Christine Turner had been working at a Detroit restaurant for ten days before she was let go over a dispute over two words, “light skin.”
According to the Detroit News, Turner was working at Green Dot when she used the term to a Black co-worker. A white employee decided to join the discussion and used the term to refer to herself.
Apparently, there was an argument between the two female employees over the rights of the term. Turner argued that the terminology is used among the Black community.
“I just laughed it off and didn’t think anything else because I, myself, am light skin,” said Turner.
But Turner found out the next day that she was fired for discrimination by a manager at the eatery. The white employee complained to management about their argument.

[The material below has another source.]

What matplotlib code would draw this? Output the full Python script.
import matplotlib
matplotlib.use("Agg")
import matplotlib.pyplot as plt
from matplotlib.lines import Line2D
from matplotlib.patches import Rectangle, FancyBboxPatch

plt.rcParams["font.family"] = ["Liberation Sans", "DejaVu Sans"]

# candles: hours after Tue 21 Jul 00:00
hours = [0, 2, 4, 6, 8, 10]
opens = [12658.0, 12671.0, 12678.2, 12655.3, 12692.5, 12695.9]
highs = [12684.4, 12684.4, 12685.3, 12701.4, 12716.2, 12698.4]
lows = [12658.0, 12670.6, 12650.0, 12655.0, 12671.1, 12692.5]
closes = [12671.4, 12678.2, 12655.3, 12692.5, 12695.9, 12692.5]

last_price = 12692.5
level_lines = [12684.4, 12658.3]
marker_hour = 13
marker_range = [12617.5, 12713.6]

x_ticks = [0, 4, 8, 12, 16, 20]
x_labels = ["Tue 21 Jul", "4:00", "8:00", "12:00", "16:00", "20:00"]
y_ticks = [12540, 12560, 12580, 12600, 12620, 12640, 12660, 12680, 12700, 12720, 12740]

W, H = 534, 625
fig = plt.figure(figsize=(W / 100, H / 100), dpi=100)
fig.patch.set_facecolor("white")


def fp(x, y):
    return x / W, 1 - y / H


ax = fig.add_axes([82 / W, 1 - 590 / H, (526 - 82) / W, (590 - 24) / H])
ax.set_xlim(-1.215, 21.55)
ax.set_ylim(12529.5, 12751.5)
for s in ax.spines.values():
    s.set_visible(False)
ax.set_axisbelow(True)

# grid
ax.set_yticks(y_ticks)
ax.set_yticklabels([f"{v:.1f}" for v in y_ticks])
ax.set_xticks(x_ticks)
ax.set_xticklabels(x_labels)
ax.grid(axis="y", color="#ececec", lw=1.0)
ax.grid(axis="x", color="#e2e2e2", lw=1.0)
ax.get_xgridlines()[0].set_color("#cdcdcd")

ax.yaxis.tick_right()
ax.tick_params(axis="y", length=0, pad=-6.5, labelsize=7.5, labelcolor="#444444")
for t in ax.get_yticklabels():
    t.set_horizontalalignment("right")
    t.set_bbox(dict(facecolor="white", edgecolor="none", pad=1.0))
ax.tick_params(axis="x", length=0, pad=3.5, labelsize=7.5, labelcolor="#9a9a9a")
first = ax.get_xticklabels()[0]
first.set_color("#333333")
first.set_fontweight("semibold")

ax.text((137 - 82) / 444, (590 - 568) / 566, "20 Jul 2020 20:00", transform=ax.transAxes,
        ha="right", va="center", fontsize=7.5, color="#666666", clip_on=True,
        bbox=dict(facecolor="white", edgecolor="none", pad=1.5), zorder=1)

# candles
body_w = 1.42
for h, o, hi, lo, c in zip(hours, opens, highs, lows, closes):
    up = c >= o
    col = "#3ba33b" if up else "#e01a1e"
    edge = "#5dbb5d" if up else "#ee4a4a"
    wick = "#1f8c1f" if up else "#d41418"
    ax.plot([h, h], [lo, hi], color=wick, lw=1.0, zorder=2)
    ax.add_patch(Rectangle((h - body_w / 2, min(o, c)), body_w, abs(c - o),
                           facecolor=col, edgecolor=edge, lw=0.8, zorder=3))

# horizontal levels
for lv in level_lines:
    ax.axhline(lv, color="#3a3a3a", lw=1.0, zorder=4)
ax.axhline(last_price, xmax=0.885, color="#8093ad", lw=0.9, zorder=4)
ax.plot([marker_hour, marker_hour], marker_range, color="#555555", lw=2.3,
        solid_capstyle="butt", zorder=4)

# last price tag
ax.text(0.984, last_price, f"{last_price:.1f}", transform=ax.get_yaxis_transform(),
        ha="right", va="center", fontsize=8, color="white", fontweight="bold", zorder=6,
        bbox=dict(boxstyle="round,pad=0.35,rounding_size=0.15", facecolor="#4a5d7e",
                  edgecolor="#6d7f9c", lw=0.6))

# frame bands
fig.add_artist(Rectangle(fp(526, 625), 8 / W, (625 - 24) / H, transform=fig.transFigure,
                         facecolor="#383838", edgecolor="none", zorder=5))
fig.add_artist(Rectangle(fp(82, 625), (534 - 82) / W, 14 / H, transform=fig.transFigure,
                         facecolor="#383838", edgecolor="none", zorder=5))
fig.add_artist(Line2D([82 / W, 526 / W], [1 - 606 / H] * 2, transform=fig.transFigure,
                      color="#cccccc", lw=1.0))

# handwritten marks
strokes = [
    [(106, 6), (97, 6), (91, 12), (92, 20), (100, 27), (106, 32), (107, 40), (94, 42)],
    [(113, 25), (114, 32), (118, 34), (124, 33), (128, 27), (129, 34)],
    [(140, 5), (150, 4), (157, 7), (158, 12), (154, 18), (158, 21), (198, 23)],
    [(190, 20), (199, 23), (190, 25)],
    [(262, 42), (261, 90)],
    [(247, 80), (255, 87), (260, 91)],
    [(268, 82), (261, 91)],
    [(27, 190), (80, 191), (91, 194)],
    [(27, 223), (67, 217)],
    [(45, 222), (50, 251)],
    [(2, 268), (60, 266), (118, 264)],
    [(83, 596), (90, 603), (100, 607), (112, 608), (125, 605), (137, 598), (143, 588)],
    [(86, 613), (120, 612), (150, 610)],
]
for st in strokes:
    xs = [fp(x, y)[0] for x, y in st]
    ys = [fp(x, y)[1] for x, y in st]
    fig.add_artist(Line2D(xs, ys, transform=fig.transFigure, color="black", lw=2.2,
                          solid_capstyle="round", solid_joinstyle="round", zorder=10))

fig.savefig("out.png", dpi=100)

“He said, ‘Can’t you see how a white person would be offended?’ and I looked at him dead in his face and said, ‘No,’ ” said Turner, referring to her manager.

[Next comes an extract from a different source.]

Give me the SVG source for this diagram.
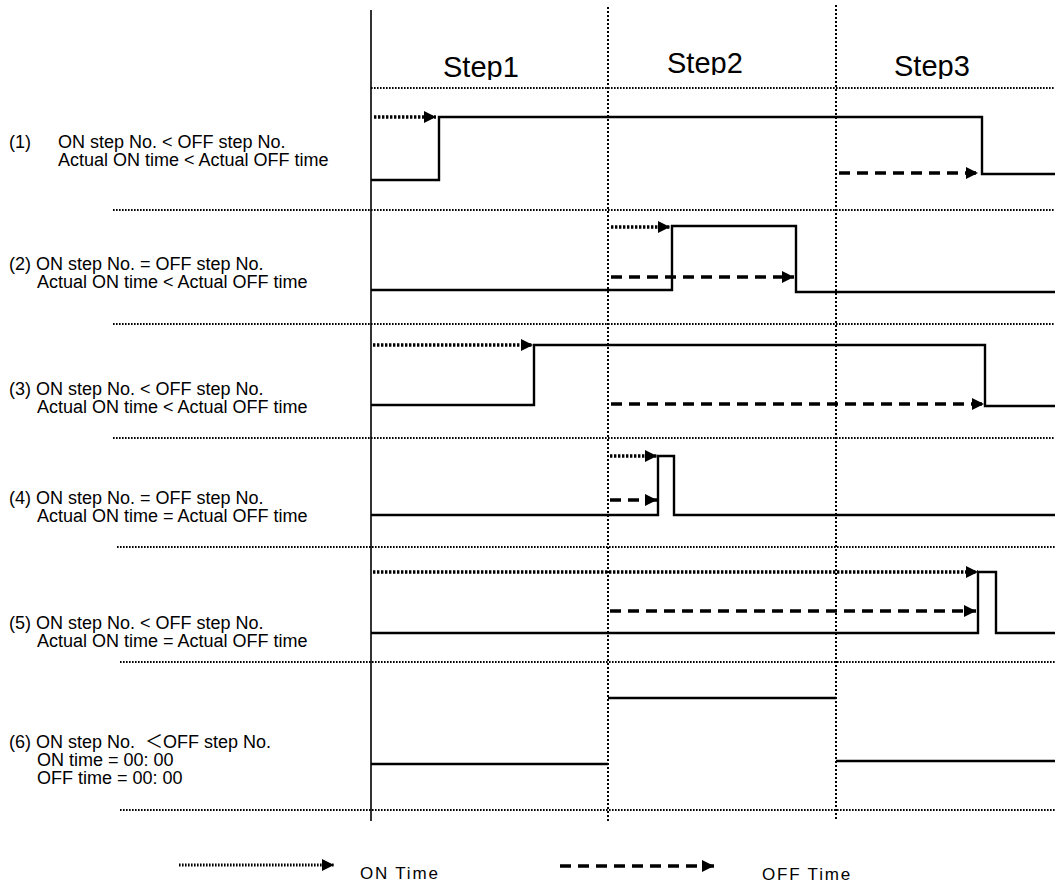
<svg xmlns="http://www.w3.org/2000/svg" width="1055" height="884" viewBox="0 0 1055 884">
<style>
text{font-family:"Liberation Sans",Arial,"Noto Sans CJK JP",sans-serif;fill:#000}
.lbl{font-size:18px}
.step{font-size:29px}
.leg{font-size:17px;letter-spacing:1.8px}
.axis{stroke:#000;stroke-width:1.6;fill:none}
.vdot{stroke:#000;stroke-width:2;stroke-dasharray:2 2;fill:none}
.hdot{stroke:#000;stroke-width:2;stroke-dasharray:1.6 1.4;fill:none}
.sig{stroke:#000;stroke-width:2.4;fill:none}
.on{stroke:#000;stroke-width:3.4;stroke-dasharray:2.4 1.6;fill:none;marker-end:url(#ah)}
.off{stroke:#000;stroke-width:3.5;stroke-dasharray:11 7;fill:none;marker-end:url(#ah)}
</style>
<defs>
<marker id="ah" markerUnits="userSpaceOnUse" markerWidth="12" markerHeight="12" refX="12" refY="6" orient="auto">
<path d="M0,0 L12,6 L0,12 Z" fill="#000"/>
</marker>
<clipPath id="c1"><rect x="430" y="40" width="110" height="40"/></clipPath>
<clipPath id="c2"><rect x="655" y="35" width="110" height="40"/></clipPath>
<clipPath id="c3"><rect x="880" y="40" width="110" height="39"/></clipPath>
</defs>
<rect width="1055" height="884" fill="#fff"/>

<g id="grid">
<line class="axis" x1="371" y1="10" x2="371" y2="821"/>
<line class="vdot" x1="608" y1="7" x2="608" y2="821"/>
<line class="vdot" x1="836" y1="5" x2="836" y2="821"/>
<line class="hdot" x1="371" y1="88" x2="1055" y2="88"/>
<line class="hdot" x1="113" y1="210" x2="1055" y2="210"/>
<line class="hdot" x1="113" y1="324" x2="1055" y2="324"/>
<line class="hdot" x1="113" y1="438" x2="1055" y2="438"/>
<line class="hdot" x1="117" y1="547" x2="1055" y2="547"/>
<line class="hdot" x1="120" y1="662" x2="1055" y2="662"/>
<line class="hdot" x1="120" y1="810" x2="1055" y2="810"/>
</g>

<g id="steps">
<text class="step" x="443" y="77" clip-path="url(#c1)">Step1</text>
<text class="step" x="667" y="73" clip-path="url(#c2)">Step2</text>
<text class="step" x="894" y="76" clip-path="url(#c3)">Step3</text>
</g>

<g id="row1">
<text class="lbl" x="9" y="148">(1)</text>
<text class="lbl" x="58" y="148">ON step No. &lt; OFF step No.</text>
<text class="lbl" x="58" y="166">Actual ON time &lt; Actual OFF time</text>
<path class="sig" d="M371,180 H439 V117 H982 V174 H1055"/>
</g>
<g id="row2">
<text class="lbl" x="9" y="270">(2) ON step No. = OFF step No.</text>
<text class="lbl" x="37" y="288">Actual ON time &lt; Actual OFF time</text>
<path class="sig" d="M371,290 H672 V226 H796 V292 H1055"/>
</g>
<g id="row3">
<text class="lbl" x="9" y="395">(3) ON step No. &lt; OFF step No.</text>
<text class="lbl" x="37" y="413">Actual ON time &lt; Actual OFF time</text>
<path class="sig" d="M371,405 H534 V345 H985 V406 H1055"/>
</g>
<g id="row4">
<text class="lbl" x="9" y="504">(4) ON step No. = OFF step No.</text>
<text class="lbl" x="37" y="522">Actual ON time = Actual OFF time</text>
<path class="sig" d="M371,515 H658 V456 H674 V515 H1055"/>
</g>
<g id="row5">
<text class="lbl" x="9" y="629">(5) ON step No. &lt; OFF step No.</text>
<text class="lbl" x="37" y="647">Actual ON time = Actual OFF time</text>
<path class="sig" d="M371,633 H978 V572 H996 V633 H1055"/>
</g>
<g id="row6">
<text class="lbl" x="9" y="748" xml:space="preserve">(6) ON step No.  ＜OFF step No.</text>
<text class="lbl" x="37" y="766">ON time = 00: 00</text>
<text class="lbl" x="37" y="784">OFF time = 00: 00</text>
<path class="sig" d="M371,764 H608 M608,698 H836 M836,761 H1055"/>
</g>

<g id="connectors">
<line class="on" x1="374" y1="117" x2="436" y2="117"/>
<line class="off" x1="839" y1="173" x2="978" y2="173"/>
<line class="on" x1="611" y1="227" x2="670" y2="227"/>
<line class="off" x1="611" y1="277" x2="794" y2="277"/>
<line class="on" x1="373" y1="345" x2="533" y2="345"/>
<line class="off" x1="611" y1="404" x2="984" y2="404"/>
<line class="on" x1="610" y1="456" x2="657" y2="456"/>
<line class="off" x1="610" y1="500" x2="657" y2="500"/>
<line class="on" x1="373" y1="572" x2="978" y2="572"/>
<line class="off" x1="610" y1="611" x2="976" y2="611"/>
</g>

<g id="legend">
<line class="on" x1="179" y1="865" x2="334" y2="865" style="stroke-width:2.8;stroke-dasharray:1.6 1.4"/>
<text class="leg" x="360" y="879">ON Time</text>
<line class="off" x1="560" y1="866" x2="714" y2="866"/>
<text class="leg" x="762" y="880">OFF Time</text>
</g>
</svg>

Luckily Turner had a second job, and the owner there persuaded her to protest against the firing, calling it unfair.
“When you’re Black, you try not to unintentionally pull the race card,” she said.
Detroit Solidarity Movement and By Any Means Necessary, two local activist groups, assisted Turner in organizing a demonstration outside her former workplace.
The eatery reached out to Turner to have a meeting but refused to let her attorney attend; she declined their offer.
Colleen Robar, a spokeswoman for Green Dot Stables, said in a statement emailed to The News: “We value our employees and their privacy. Our policy is not to share information about our personnel.” Racial jokes are a violation of the restaurant’s policies, which is outlined in its handbook.
The former employee wants an apology, not her job back.
“To take a policy that was out in place to protect minorities and people of color and use it against a person of color because a white person was offended is a perfect example of white supremacy,” Turner told local station WDIV.